Tuesday, May 10, 2011

Page 230

With my chicken burrito, a good book, errands completed; I sat crying in Qdoba. And it wasn't the extra spicy queso on the burrito. The innocent words of Scout Finch made me weep for the injustice of labels and judgement humans so easily affix to each other.

To Kill A Mockingbird by Harper Lee was a required book when I was 15 years old. Rereading my copy with the highlighted passages, I apparently did pretty good on the unit. Before last week, I couldn't have told you much about the story. Since January the themes and characters of it seemed to be stalking me, first in conversations, then Facebook posts, and finally the local paper. I am superstitious and gathered three signs was the universe sending me a message. I read it last week. It was a beautiful experience.

First, hats off to all the English teachers who make this required reading. What I forgot of the story, I retained in theme. I remembered injustice and prejudice were the themes. But among all the chaos that is high school, I was stuck on the broader picture of the racial prejudice of the town. As an adult with more baggage and experience, I was open to the perseverance and bravery of the Finch family to stand up to their community while embracing them. Atticus pleaded with his children to maintain faith in their community without conceding their beliefs. Acceptance despite difference is the key ingredient to community. This thought is what led me to cry in my burrito as I read these words spoken by Scout:

"Naw, Jem, I think there's just one kind of folks. Folks."
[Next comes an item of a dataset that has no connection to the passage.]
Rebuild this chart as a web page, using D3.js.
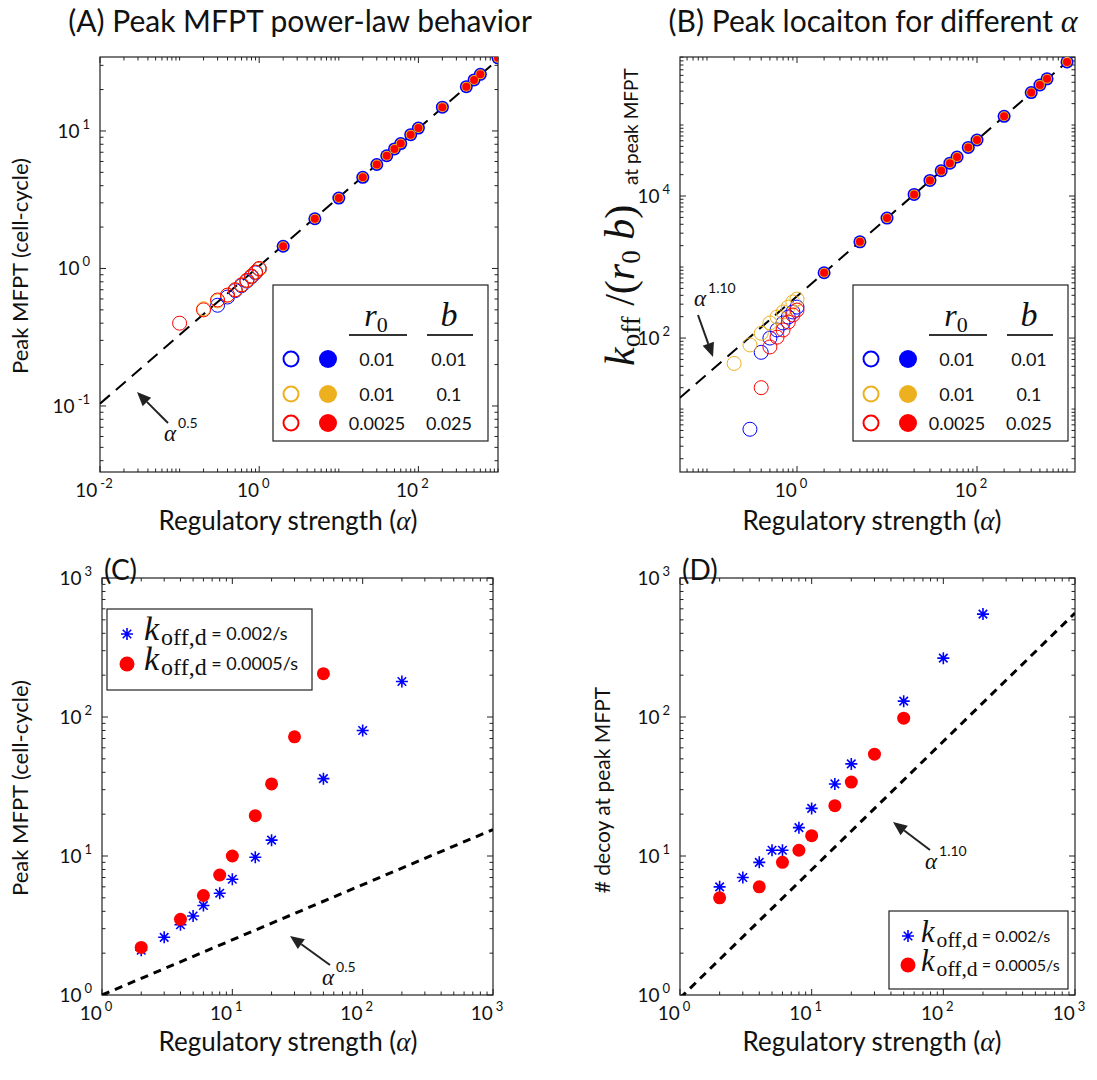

The first tear was for the times I have been labeled a certain type of folk, and the many tears after were for folks I have labeled and judged.  Judgement comes with a price which you can't total up until you are bankrupt. Like the Chinese Proverb says "After all, harming others means you first harm yourself."  Another visit with the Finches makes me realize, compassion takes practice. By challenging judgement with compassion I can tear down a few walls and soothe the wounds.

Navigating out of Qdoba as the lady crying, I was lighter without my armor.


Anonymous said...

I was one of 'those teachers' that made this book required reading for my students over the years. I love this book with a fierce passion. There is a message for us all every few pages. Acceptance is everything.

Rachel Joy said...

Loved the food, the book, the music. Great post! I remember this book in high school as well...but I remembered the black and white movie rendition more. Sadly wasn't much of reader back then...


Dawn Malone said...

@Rachel. Someone else mentioned the movie to me. I barely remember it and fear what I do remember is just from movie montages over the years. I will be hunting it up. Happy to hear you enjoyed it!

Dawn Malone said...

@Rachel. Thank you for being one of those teachers :) I agree there were thoughtful gems throughout the book. Being a parent and really taking in some of the wisdom Atticus shared was transforming. I can only hope I come off half as wise to my boys.